Mitigating the negotiator’s dilemma may not always be an option, but taking any of these suggested steps can help the parties find value, even when they are not actively trying to.

Conclusion:

The negotiator’s dilemma will often haunt negotiators for a long time after a negotiation is concluded.  They will often question if they could have done more to find more value rather than claiming as much as they did and giving up as much as they did.  By identifying ways to create value and finding interests that can be used to levy their position, the negotiators may be able to work through the dilemma and find new and exciting ways to move forward.
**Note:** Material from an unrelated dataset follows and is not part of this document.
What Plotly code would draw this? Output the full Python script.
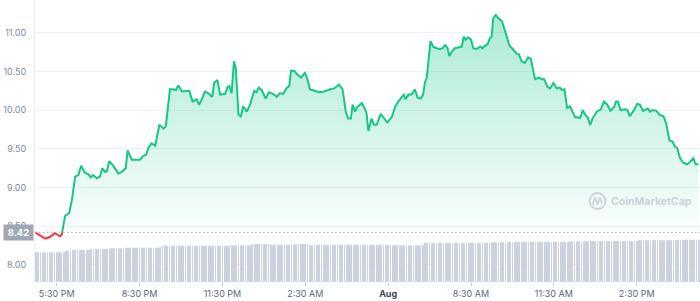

In some cases, this may mean making multiple equivalent simultaneous offers to lessen the tension and create a spirit of cooperation.  For others, this may mean using mediators or creating a single negotiation text.  However, if they choose to avoid or mitigate the dilemma, negotiators and their negotiations will often be better off for it.  When value is created and divided simultaneously, the parties can leave the negotiation feeling as if their interests were heard and understood which is often the biggest win of all.